German biologist says that efforts to clean oil-drenched birds in the Gulf of Mexico are in vain. For the birds’ sake, it would be faster and less painful if animal-rescue workers put them under, she says. Studies and other experts back her up.

“Kill, don’t clean,” is the recommendation of a German animal biologist, who this week said that massive efforts to clean oil-soaked birds in Gulf of Mexico won’t do much to stop a near certain and painful death for the creatures.

Despite the short-term success in cleaning the birds and releasing them back into the wild, few, if any, have a chance of surviving, says Silvia Gaus, a biologist at the Wattenmeer National Park along the North Sea in the German state of Schleswig-Holstein.

“According to serious studies, the middle-term survival rate of oil-soaked birds is under 1 percent,” Gaus says. “We, therefore, oppose cleaning birds.”

The oil spill — which continues to pump more than 200,000 gallons (755,000 liters) of crude into the Gulf each day — was caused by an April 20 explosion on a BP-operated oil rig about 50 miles off the Louisiana coast.

In the path of the spill are several large protected areas for wildlife, including a vital nesting area for thousands of brown pelicans which were only removed from the US Endangered Species Program last year. Louisiana’s Breton National Wildlife Refuge is by itself home to 34,000 birds. So far, the vast oil slick has yet to make significant landfall, limiting the numbers of birds affected, but observers worry that it is only a matter of time before beaches along America’s Gulf Coast become blackened.

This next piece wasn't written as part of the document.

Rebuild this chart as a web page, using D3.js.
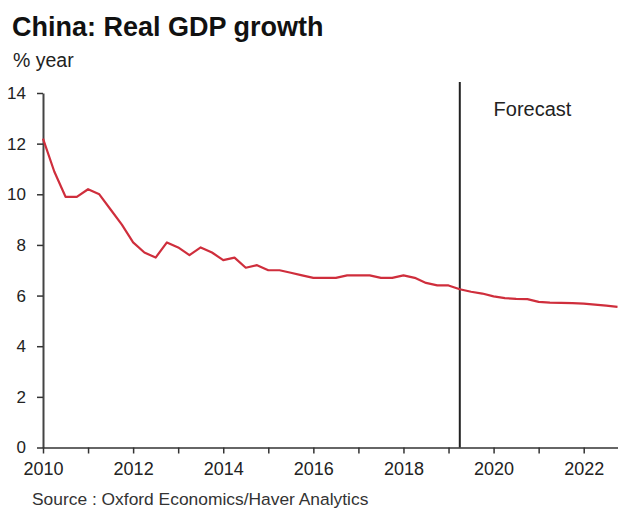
<!DOCTYPE html>
<html>
<head>
<meta charset="utf-8">
<script src="https://cdn.jsdelivr.net/npm/d3@7"></script>
<style>
  body { margin: 0; background: #fff; }
  svg { display: block; font-family: 'Liberation Sans', Arial, sans-serif; }
</style>
</head>
<body>
<div class="chart"></div>
<script>
// DATA
// ----------------------------
const quarters = [
  '2010Q1', '2010Q2', '2010Q3', '2010Q4',
  '2011Q1', '2011Q2', '2011Q3', '2011Q4',
  '2012Q1', '2012Q2', '2012Q3', '2012Q4',
  '2013Q1', '2013Q2', '2013Q3', '2013Q4',
  '2014Q1', '2014Q2', '2014Q3', '2014Q4',
  '2015Q1', '2015Q2', '2015Q3', '2015Q4',
  '2016Q1', '2016Q2', '2016Q3', '2016Q4',
  '2017Q1', '2017Q2', '2017Q3', '2017Q4',
  '2018Q1', '2018Q2', '2018Q3', '2018Q4',
  '2019Q1', '2019Q2', '2019Q3', '2019Q4',
  '2020Q1', '2020Q2', '2020Q3', '2020Q4',
  '2021Q1', '2021Q2', '2021Q3', '2021Q4',
  '2022Q1', '2022Q2', '2022Q3', '2022Q4',
]
const gdpGrowth = [
  12.2, 10.9, 9.9, 9.9,
  10.2, 10.0, 9.4, 8.8,
  8.1, 7.7, 7.5, 8.1,
  7.9, 7.6, 7.9, 7.7,
  7.4, 7.5, 7.1, 7.2,
  7.0, 7.0, 6.9, 6.8,
  6.7, 6.7, 6.7, 6.8,
  6.8, 6.8, 6.7, 6.7,
  6.8, 6.7, 6.5, 6.4,
  6.4, 6.25, 6.15, 6.08,
  5.97, 5.9, 5.87, 5.86,
  5.75, 5.72, 5.71, 5.7,
  5.68, 5.64, 5.6, 5.55,
]
const forecastStart = '2019Q2'
const yTicks = [0, 2, 4, 6, 8, 10, 12, 14]
const xTickYears = [2010, 2011, 2012, 2013, 2014, 2015, 2016, 2017, 2018, 2019, 2020, 2021, 2022]
const xLabelYears = [2010, 2012, 2014, 2016, 2018, 2020, 2022]

// quarter string -> decimal year
const toYear = q => +q.slice(0, 4) + (+q.slice(5) - 1) / 4
const data = quarters.map((q, i) => ({ t: toYear(q), v: gdpGrowth[i] }))

// SETUP
// ----------------------------
const fullWidth = 618
const fullHeight = 508
const margin = { top: 93, bottom: 60.5, left: 43, right: 0.5 }
const width = fullWidth - margin.left - margin.right
const height = fullHeight - margin.top - margin.bottom

const root = d3.select('.chart')
  .append('svg')
    .attr('width', fullWidth)
    .attr('height', fullHeight)
const svg = root.append('g')
    .attr('transform', `translate(${margin.left}, ${margin.top})`)

// SCALES
// ----------------------------
const xScale = d3.scaleLinear()
  .domain([2010, toYear('2022Q4')])
  .range([0, width])
const yScale = d3.scaleLinear()
  .domain([0, 14])
  .range([height, 0])

// Y AXIS
// ----------------------------
const yAxis = d3.axisLeft(yScale)
  .tickValues(yTicks)
  .tickSize(6)
  .tickSizeOuter(0)
  .tickPadding(11)
const yG = svg.append('g').call(yAxis)
yG.select('.domain').attr('stroke', '#444').attr('stroke-width', 2)
yG.selectAll('line').attr('stroke', '#333').attr('stroke-width', 1.5)
yG.selectAll('text')
  .style('font-size', '17px')
  .attr('fill', '#222')

// X AXIS
// ----------------------------
const xAxis = d3.axisBottom(xScale)
  .tickValues(xTickYears)
  .tickFormat(d => xLabelYears.includes(d) ? d : '')
  .tickSize(6)
  .tickSizeOuter(0)
  .tickPadding(9)
const xG = svg.append('g')
    .attr('transform', `translate(0, ${height})`)
  .call(xAxis)
xG.select('.domain').attr('stroke', '#333').attr('stroke-width', 1.5)
xG.selectAll('line').attr('stroke', '#333').attr('stroke-width', 1.5)
xG.selectAll('text')
  .style('font-size', '18px')
  .attr('fill', '#222')

// FORECAST MARKER
// ----------------------------
svg.append('line')
  .attr('x1', xScale(toYear(forecastStart)))
  .attr('x2', xScale(toYear(forecastStart)))
  .attr('y1', yScale(14) - 11)
  .attr('y2', height)
  .attr('stroke', '#222')
  .attr('stroke-width', 2)
svg.append('text')
  .attr('x', xScale(2020))
  .attr('y', 23)
  .style('font-size', '20px')
  .attr('fill', '#222')
  .text('Forecast')

// LINE
// ----------------------------
const line = d3.line()
  .x(d => xScale(d.t))
  .y(d => yScale(d.v))
svg.append('path')
  .datum(data)
  .attr('fill', 'none')
  .attr('stroke', '#cf2e3c')
  .attr('stroke-width', 2.2)
  .attr('stroke-linejoin', 'round')
  .attr('d', line)

// TITLES
// ----------------------------
root.append('text')
  .attr('x', 12)
  .attr('y', 36)
  .style('font-size', '27px')
  .style('font-weight', 'bold')
  .attr('fill', '#111')
  .text('China: Real GDP growth')
root.append('text')
  .attr('x', 13)
  .attr('y', 67)
  .style('font-size', '19.5px')
  .attr('fill', '#222')
  .text('% year')
root.append('text')
  .attr('x', 32)
  .attr('y', 505)
  .style('font-size', '17.4px')
  .attr('fill', '#333')
  .text('Source : Oxford Economics/Haver Analytics')
</script>
</body>
</html>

Birds Will Eventually Perish from Long-Term Causes

Catching and cleaning oil-soaked birds oftentimes leads to fatal amounts of stress for the animals, Gaus says. Furthermore, forcing the birds to ingest coal solutions — or Pepto Bismol, as animal-rescue workers are doing along the Gulf Coast — in an attempt to prevent the poisonous effects of the oil is ineffective, Gaus says. The birds will eventually perish anyway from kidney and liver damage.

Gaus speaks from 20 years of experience, and she worked on the environmental cleanup of the Pallas — a wood-carrying cargo ship that spilled 90 tons of oil in the North Sea after running aground in October of 1998. Around 13,000 birds drown, froze or expired due to stress as a result of the Pallas spill.

Once covered in oil, a bird will use its bill and tongue to remove the toxic substance from their feathers. Despite oil’s terrible taste and smell, a bird will still try and clean itself because it can’t live without fluffy feathers that repel water and regulate its body temperature. “Their instinct to clean is greater than their instinct to hunt, and as long as their feathers are dirty with oil, they won’t eat,” Gaus says.

Kill Them ‘Quickly and Painlessly’

But it’s the instinct of biologists, who often feel compelled to save the birds out of duty and ethical reasons, that will ultimately lead a bird to a worse death, say some. It would be better to let the birds die in peace, Gaus says, or kill them “quickly and painlessly.”

Even dyed-in-the-wool preservationists from the WWF agree with Gaus. At the time of the 2002 Prestige oil spill off the coast of Spain, a spokesman from the organization said: “Birds, those that have been covered in oil and can still be caught, can no longer be helped. … Therefore, the World Wildlife Fund is very reluctant to recommend cleaning.”

The Prestige spill killed 250,000 birds. Of the thousands that were cleaned, most died within a few days, and only 600 lived and were able to be released into the wild. According to a British study of the spill, the median lifespan of a bird that was cleaned and released was only seven days.